Material provided:
%%
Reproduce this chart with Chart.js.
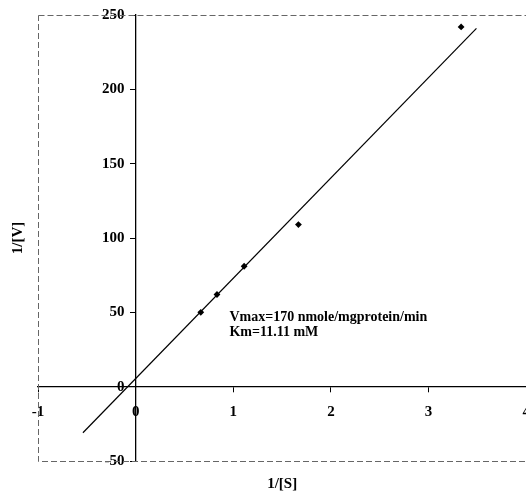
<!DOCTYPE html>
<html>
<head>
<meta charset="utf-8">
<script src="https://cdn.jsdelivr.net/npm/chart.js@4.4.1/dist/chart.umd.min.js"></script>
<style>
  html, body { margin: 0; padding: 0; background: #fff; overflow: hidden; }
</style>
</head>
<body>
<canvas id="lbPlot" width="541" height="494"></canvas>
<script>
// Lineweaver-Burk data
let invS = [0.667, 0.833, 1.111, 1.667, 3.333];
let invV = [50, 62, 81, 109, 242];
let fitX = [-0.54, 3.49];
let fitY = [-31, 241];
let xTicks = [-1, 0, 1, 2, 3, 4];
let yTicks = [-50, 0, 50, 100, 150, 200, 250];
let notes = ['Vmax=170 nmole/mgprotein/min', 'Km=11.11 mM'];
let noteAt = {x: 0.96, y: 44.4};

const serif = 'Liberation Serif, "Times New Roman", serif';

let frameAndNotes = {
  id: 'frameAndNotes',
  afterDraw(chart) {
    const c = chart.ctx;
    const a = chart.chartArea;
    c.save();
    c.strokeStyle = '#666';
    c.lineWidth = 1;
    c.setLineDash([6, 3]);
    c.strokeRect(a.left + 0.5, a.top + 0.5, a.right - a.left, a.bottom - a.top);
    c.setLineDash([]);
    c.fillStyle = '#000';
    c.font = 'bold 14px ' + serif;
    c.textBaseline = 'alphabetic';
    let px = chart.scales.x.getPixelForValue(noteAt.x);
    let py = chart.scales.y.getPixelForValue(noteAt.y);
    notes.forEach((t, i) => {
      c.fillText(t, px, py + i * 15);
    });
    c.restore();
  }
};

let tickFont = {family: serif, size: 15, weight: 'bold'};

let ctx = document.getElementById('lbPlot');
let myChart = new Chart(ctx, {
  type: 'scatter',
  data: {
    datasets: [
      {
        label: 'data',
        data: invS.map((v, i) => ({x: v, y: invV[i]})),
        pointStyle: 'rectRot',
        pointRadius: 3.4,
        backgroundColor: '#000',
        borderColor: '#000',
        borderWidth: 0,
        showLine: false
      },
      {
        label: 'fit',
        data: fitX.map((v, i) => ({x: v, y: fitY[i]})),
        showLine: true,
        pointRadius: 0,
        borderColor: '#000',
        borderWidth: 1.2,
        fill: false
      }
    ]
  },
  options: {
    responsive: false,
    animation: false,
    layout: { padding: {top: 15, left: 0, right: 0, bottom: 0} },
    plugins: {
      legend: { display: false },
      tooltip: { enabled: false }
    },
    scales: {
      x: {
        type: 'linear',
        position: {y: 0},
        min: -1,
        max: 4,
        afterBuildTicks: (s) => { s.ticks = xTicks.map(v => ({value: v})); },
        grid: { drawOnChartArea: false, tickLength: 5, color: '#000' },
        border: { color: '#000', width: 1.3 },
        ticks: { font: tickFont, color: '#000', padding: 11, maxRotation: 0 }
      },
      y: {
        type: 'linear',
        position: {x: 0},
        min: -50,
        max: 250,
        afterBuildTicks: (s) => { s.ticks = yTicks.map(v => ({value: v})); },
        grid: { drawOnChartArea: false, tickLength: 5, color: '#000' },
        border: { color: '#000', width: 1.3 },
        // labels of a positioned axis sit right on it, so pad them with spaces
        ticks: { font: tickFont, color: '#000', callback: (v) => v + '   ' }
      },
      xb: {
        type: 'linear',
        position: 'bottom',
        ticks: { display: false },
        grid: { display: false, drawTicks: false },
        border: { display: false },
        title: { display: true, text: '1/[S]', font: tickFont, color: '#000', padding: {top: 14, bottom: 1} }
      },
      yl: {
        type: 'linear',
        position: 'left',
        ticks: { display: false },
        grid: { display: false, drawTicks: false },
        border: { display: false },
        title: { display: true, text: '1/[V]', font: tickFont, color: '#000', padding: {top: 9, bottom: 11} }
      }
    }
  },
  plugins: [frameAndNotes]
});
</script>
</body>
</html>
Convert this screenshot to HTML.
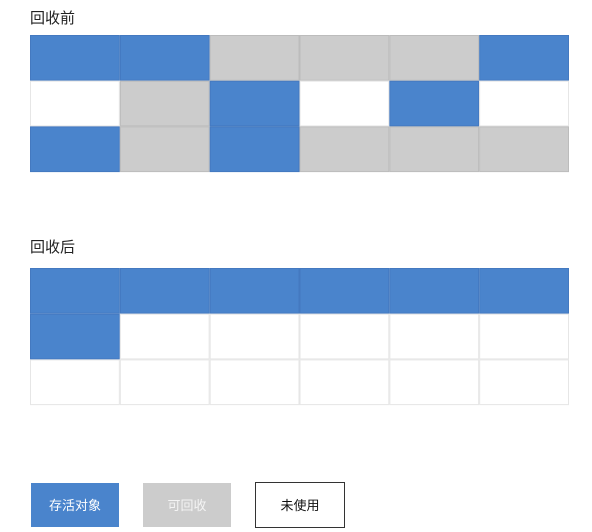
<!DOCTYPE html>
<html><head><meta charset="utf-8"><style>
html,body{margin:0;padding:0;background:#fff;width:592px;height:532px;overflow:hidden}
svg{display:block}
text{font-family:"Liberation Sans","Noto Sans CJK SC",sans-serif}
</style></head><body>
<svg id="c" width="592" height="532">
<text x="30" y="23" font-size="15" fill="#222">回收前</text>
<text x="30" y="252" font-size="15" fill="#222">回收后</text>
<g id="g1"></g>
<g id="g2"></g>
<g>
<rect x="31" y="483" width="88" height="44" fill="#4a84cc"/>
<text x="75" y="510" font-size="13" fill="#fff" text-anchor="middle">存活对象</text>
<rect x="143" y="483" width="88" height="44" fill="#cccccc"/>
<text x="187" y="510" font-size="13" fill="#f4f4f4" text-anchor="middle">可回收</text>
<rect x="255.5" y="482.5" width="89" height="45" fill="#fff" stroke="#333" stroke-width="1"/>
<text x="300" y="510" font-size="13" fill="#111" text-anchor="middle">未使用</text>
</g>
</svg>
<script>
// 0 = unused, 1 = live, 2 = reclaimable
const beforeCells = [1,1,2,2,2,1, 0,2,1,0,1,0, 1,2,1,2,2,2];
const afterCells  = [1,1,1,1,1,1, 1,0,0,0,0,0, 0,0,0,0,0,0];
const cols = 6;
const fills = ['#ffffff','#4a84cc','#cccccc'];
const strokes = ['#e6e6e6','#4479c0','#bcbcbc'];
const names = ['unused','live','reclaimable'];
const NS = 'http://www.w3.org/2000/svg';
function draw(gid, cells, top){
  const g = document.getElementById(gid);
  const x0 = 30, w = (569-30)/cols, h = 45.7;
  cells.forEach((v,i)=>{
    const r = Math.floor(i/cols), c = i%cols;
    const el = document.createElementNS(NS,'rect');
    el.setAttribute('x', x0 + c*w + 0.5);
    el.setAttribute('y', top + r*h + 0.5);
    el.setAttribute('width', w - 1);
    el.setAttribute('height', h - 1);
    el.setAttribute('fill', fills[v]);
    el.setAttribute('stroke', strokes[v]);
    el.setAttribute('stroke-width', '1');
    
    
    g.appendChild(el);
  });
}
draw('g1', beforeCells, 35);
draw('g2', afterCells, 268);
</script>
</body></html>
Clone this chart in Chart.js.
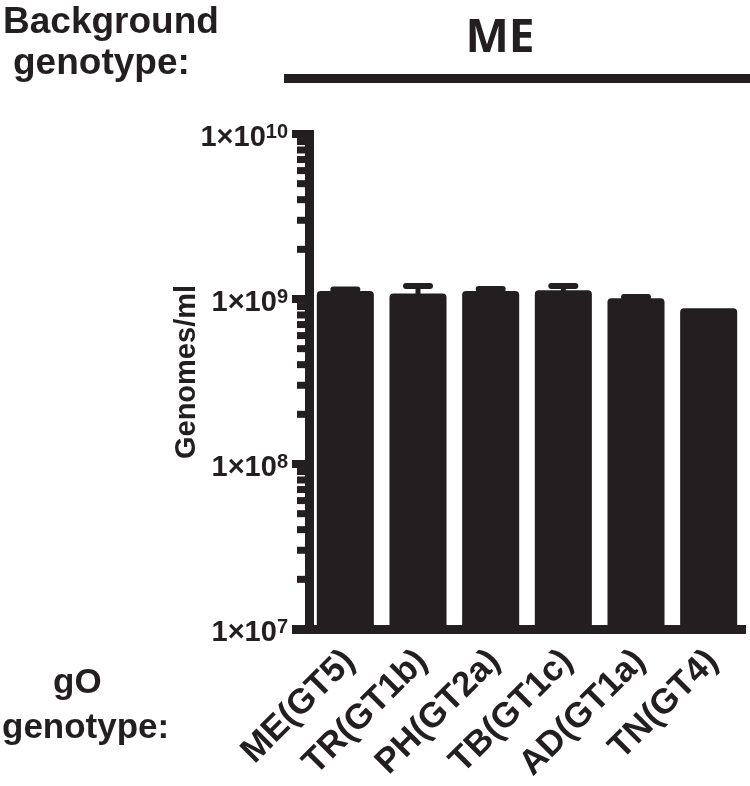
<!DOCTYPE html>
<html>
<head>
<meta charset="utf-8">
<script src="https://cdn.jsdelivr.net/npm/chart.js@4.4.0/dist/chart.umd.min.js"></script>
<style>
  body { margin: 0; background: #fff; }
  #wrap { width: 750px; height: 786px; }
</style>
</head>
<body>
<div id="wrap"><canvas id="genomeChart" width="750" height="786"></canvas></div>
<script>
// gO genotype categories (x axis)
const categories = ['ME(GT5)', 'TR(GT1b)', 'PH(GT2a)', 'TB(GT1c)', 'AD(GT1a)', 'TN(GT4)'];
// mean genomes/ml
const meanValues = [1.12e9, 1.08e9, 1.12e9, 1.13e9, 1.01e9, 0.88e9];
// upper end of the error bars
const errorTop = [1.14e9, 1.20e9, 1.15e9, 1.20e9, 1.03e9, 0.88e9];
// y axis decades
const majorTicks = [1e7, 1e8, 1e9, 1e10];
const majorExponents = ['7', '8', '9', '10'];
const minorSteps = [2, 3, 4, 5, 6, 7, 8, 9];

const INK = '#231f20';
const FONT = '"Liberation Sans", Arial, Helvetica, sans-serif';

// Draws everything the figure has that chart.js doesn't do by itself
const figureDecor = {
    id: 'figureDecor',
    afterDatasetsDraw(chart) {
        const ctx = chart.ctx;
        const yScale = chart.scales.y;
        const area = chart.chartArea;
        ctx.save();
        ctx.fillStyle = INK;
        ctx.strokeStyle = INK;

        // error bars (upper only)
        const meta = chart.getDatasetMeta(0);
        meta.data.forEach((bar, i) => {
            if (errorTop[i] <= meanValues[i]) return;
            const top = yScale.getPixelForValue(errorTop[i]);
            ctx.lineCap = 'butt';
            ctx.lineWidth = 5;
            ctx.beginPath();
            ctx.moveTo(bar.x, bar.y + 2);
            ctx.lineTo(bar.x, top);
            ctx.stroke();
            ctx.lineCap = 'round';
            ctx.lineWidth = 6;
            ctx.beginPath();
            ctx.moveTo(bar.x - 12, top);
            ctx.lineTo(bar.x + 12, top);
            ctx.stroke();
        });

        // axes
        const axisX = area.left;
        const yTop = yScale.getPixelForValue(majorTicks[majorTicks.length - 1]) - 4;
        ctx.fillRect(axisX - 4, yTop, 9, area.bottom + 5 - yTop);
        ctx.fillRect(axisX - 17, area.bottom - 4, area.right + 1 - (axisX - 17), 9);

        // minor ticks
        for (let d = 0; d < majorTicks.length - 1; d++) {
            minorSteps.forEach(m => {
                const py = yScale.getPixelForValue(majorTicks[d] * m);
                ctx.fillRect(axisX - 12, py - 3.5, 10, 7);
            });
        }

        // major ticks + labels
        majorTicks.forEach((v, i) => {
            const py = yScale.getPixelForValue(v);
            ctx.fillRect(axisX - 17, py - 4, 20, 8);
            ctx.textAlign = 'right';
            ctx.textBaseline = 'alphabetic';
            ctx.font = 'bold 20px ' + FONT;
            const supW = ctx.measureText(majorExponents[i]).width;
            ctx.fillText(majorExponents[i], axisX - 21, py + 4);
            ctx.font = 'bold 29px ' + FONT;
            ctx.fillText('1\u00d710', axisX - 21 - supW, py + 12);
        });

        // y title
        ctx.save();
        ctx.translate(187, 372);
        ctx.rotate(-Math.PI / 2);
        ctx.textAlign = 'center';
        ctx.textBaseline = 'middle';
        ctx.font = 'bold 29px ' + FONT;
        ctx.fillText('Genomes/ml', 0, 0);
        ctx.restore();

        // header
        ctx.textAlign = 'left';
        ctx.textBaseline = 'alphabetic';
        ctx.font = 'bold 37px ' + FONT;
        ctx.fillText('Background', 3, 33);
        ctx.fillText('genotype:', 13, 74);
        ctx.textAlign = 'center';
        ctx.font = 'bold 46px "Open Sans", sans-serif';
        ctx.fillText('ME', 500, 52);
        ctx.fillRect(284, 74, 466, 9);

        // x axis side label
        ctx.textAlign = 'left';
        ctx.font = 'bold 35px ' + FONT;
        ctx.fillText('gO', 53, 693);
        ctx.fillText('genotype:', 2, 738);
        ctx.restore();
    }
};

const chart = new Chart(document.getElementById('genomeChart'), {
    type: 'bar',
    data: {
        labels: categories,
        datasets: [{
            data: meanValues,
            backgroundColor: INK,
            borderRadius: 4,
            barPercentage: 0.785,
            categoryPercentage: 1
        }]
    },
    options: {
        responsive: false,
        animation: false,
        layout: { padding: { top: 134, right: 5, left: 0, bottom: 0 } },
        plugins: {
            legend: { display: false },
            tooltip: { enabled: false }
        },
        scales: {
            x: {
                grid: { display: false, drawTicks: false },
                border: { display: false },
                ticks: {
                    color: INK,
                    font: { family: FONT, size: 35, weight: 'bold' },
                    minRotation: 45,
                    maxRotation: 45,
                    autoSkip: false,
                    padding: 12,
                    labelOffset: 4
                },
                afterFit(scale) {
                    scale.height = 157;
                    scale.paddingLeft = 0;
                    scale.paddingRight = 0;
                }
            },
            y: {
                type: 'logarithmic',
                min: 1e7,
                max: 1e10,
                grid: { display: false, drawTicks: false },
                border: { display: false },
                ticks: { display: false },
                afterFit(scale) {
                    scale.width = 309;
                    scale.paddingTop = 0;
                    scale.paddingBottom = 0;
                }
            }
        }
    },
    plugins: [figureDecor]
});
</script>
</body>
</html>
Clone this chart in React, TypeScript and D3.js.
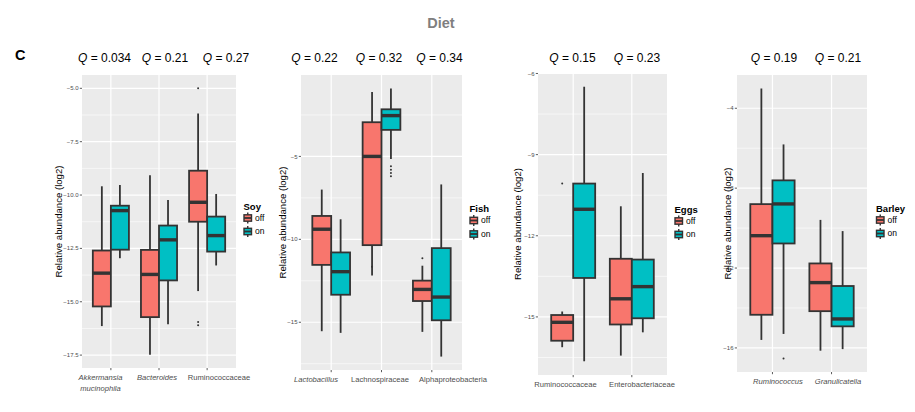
%%
Exercise: Your task is to repeat the opening line of the entries above and each line after it, ending with the line that has "const serif = 'Liberation". Do not include the pictures.

Written answer:
Reproduce this chart with Chart.js.
<!DOCTYPE html>
<html>
<head>
<meta charset="utf-8">
<script src="https://cdn.jsdelivr.net/npm/chart.js@4.4.1/dist/chart.umd.min.js"></script>
<style>
  html, body { margin: 0; padding: 0; background: #fff; overflow: hidden; }
</style>
</head>
<body>
<canvas id="lbPlot" width="541" height="494"></canvas>
<script>
// Lineweaver-Burk data
let invS = [0.667, 0.833, 1.111, 1.667, 3.333];
let invV = [50, 62, 81, 109, 242];
let fitX = [-0.54, 3.49];
let fitY = [-31, 241];
let xTicks = [-1, 0, 1, 2, 3, 4];
let yTicks = [-50, 0, 50, 100, 150, 200, 250];
let notes = ['Vmax=170 nmole/mgprotein/min', 'Km=11.11 mM'];
let noteAt = {x: 0.96, y: 44.4};

const serif = 'Liberation Serif, "Times New Roman", serif';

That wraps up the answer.